Work instructions :: Look below. Copy each line that has "with" in it.

Data for this exercise ::
___

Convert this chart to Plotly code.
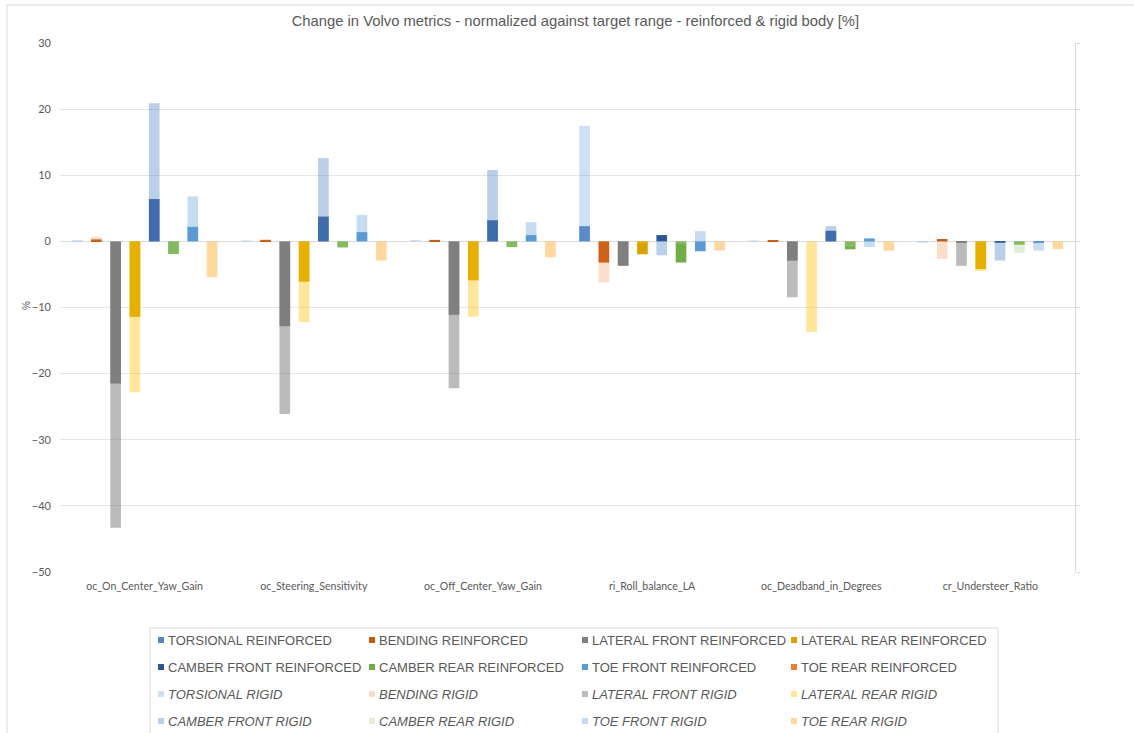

___

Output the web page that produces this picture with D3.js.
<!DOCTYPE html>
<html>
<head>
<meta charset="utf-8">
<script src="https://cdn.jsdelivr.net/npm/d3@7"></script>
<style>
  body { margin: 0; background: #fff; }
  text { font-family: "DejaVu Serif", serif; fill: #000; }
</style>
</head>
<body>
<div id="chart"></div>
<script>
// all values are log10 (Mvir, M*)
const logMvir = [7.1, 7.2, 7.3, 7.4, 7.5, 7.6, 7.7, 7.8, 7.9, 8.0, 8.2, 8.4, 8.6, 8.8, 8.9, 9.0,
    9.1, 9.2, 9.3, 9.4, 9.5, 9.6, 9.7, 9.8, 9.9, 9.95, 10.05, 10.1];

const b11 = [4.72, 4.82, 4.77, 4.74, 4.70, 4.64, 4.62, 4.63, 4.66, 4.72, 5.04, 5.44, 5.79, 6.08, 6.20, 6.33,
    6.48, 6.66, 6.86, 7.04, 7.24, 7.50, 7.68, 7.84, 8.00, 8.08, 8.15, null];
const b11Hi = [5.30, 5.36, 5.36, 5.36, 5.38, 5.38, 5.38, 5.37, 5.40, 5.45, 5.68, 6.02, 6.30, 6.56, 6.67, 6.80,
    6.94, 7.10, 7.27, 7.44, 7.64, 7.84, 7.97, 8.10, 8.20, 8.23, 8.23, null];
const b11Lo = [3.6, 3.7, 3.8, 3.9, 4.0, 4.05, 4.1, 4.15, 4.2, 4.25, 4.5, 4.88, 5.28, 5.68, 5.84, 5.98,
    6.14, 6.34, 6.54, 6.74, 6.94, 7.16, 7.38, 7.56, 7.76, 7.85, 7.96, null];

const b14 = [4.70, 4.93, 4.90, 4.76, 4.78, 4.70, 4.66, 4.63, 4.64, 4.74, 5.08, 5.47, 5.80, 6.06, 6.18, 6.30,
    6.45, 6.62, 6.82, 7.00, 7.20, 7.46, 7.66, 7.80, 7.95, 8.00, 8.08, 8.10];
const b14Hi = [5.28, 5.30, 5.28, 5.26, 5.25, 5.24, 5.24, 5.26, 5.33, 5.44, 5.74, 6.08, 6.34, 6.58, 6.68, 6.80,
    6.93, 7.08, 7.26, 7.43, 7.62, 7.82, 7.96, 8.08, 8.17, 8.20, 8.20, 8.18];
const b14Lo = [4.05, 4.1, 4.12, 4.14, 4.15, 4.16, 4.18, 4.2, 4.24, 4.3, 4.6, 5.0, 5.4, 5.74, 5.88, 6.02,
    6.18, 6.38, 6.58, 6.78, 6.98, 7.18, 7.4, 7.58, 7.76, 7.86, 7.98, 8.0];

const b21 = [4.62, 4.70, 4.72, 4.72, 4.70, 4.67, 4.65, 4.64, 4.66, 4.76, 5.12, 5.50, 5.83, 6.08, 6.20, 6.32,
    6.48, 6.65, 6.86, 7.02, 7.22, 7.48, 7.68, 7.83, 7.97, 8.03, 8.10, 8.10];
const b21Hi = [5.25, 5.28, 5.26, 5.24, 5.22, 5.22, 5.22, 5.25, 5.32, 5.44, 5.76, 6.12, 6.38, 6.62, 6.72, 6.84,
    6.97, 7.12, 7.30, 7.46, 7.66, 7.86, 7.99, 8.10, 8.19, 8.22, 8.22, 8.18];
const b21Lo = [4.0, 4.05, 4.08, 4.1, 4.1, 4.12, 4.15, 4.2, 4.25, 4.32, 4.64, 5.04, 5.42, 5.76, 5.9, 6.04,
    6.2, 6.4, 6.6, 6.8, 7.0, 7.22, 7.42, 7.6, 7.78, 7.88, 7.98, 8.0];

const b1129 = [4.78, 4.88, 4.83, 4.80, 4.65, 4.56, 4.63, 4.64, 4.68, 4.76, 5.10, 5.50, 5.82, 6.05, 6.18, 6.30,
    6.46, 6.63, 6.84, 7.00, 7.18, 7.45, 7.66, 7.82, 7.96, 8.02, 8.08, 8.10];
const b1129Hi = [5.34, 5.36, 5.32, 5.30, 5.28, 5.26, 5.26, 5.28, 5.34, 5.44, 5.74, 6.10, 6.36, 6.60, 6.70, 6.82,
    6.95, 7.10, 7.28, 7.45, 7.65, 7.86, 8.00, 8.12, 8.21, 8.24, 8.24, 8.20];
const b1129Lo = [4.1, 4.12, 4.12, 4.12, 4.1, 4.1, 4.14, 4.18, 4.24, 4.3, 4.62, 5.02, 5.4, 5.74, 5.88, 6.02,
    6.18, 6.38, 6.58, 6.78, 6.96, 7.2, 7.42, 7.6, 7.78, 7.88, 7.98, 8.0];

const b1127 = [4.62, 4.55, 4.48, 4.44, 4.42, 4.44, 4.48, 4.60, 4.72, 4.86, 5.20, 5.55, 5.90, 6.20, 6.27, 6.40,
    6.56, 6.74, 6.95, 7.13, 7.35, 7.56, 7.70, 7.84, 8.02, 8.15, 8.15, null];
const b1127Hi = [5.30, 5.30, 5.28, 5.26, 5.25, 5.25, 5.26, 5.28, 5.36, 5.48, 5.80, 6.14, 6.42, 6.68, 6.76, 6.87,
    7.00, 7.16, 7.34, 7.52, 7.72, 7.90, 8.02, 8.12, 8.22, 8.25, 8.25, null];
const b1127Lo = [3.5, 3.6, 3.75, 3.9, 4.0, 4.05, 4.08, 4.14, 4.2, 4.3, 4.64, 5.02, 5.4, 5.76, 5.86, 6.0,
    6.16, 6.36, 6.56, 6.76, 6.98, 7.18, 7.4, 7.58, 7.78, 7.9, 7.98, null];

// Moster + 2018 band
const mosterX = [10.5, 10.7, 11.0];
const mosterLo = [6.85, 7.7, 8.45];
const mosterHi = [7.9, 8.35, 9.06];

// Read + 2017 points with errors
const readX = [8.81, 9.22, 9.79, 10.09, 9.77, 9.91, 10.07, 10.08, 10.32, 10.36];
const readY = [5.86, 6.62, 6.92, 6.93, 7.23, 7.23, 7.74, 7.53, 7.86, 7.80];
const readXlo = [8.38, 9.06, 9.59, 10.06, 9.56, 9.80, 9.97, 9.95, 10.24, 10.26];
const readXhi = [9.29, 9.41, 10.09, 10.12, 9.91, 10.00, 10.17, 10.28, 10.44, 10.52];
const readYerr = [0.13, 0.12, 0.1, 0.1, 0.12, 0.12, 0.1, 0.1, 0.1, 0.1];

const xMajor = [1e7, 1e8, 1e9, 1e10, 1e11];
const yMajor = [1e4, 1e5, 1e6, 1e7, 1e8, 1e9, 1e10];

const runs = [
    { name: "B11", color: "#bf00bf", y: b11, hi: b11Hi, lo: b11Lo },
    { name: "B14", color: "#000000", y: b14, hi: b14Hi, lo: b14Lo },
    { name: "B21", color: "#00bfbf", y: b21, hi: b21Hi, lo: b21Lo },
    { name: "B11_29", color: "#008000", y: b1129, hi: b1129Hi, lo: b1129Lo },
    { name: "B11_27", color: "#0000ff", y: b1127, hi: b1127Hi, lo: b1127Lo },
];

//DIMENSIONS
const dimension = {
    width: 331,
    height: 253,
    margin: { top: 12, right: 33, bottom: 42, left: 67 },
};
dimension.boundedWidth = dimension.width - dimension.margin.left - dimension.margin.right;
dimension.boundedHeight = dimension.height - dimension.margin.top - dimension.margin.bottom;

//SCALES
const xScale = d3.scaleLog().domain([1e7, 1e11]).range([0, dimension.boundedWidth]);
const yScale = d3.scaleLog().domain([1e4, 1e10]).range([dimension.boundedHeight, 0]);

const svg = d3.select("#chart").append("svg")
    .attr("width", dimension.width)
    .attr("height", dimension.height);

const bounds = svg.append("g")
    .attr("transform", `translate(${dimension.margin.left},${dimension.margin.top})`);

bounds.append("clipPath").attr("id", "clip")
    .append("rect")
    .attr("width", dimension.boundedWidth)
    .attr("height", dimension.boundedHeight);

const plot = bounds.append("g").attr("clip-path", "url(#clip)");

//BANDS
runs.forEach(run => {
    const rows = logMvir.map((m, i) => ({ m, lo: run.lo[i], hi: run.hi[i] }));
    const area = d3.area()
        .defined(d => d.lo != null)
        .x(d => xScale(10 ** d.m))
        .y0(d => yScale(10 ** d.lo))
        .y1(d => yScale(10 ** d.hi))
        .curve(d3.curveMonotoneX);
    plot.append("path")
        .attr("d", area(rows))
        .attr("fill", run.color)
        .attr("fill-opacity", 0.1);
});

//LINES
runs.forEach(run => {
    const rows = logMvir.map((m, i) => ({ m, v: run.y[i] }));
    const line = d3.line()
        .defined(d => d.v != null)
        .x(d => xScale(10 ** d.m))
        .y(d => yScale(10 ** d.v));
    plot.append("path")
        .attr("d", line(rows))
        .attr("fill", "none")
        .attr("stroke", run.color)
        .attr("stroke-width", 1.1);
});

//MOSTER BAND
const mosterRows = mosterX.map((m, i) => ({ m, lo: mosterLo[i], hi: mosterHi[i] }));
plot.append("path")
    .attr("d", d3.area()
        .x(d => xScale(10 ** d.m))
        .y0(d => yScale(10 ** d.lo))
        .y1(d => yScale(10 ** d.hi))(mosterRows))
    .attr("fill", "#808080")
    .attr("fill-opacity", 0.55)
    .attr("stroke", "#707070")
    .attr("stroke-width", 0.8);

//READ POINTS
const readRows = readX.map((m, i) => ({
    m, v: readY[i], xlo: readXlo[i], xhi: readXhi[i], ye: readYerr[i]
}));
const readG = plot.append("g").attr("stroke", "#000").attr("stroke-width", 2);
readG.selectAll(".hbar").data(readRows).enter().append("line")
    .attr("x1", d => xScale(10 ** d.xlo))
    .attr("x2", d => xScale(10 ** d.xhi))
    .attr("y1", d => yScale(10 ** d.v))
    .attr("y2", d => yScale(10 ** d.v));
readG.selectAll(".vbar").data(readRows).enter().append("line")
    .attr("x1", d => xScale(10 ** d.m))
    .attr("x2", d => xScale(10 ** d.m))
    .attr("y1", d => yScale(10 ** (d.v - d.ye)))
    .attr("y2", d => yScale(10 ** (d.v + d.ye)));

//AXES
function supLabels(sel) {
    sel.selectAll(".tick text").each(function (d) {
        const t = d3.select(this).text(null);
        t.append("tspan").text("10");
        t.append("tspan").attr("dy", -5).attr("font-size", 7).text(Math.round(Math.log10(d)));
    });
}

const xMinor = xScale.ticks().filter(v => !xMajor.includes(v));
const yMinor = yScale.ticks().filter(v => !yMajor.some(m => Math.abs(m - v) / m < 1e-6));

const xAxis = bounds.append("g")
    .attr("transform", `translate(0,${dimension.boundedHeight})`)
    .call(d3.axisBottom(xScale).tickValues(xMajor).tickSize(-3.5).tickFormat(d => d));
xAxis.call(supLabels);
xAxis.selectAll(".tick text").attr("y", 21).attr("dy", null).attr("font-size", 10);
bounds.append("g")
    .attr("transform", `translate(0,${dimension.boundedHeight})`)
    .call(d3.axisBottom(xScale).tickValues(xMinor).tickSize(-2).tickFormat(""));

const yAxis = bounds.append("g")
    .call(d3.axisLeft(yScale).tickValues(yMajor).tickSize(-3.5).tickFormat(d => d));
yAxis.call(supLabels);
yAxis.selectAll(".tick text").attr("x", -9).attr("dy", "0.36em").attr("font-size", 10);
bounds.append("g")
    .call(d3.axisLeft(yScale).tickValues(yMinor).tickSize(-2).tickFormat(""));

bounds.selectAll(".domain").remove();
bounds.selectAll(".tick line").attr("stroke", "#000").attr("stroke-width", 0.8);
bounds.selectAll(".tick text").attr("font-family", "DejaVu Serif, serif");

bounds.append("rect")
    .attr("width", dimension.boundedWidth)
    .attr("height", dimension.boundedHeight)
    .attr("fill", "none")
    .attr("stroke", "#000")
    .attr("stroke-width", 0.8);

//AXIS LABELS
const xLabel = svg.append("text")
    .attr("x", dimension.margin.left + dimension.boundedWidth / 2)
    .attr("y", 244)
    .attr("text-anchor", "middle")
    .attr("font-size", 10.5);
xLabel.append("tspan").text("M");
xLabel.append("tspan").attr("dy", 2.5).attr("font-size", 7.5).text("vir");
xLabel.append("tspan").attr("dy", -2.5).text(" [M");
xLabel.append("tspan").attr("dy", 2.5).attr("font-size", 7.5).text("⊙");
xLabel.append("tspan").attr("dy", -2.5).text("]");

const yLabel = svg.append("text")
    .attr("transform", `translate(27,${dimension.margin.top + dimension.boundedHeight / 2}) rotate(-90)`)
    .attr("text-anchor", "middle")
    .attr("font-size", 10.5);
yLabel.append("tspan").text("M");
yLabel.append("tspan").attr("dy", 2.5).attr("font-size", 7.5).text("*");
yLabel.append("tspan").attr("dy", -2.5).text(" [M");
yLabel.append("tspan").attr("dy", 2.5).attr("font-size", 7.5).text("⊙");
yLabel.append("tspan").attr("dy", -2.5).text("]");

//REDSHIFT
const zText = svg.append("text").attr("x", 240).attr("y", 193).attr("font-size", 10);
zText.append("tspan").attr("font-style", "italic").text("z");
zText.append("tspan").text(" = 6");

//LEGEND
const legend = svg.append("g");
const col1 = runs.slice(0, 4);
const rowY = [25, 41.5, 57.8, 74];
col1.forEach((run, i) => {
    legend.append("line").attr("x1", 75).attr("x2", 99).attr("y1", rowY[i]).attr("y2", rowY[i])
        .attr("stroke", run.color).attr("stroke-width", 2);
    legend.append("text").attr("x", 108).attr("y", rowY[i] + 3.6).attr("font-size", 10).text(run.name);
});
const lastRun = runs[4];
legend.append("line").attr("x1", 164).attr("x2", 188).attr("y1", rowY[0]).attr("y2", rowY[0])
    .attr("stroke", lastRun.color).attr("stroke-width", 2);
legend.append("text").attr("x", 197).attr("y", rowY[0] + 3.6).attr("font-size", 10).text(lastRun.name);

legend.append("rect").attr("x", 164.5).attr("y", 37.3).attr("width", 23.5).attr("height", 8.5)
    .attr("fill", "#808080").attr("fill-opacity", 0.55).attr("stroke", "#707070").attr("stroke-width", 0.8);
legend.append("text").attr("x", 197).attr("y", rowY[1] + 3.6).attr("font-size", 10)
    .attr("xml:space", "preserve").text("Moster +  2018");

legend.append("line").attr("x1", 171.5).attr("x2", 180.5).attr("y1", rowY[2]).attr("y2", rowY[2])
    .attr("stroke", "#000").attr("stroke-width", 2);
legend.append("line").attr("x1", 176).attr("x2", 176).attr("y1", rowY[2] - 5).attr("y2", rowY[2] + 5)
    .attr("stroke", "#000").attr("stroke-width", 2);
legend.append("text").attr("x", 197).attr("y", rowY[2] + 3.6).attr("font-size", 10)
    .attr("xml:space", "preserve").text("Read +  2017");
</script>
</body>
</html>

___

Result of the exercise ::
Output the web page that produces this picture with D3.js.
// Read + 2017 points with errors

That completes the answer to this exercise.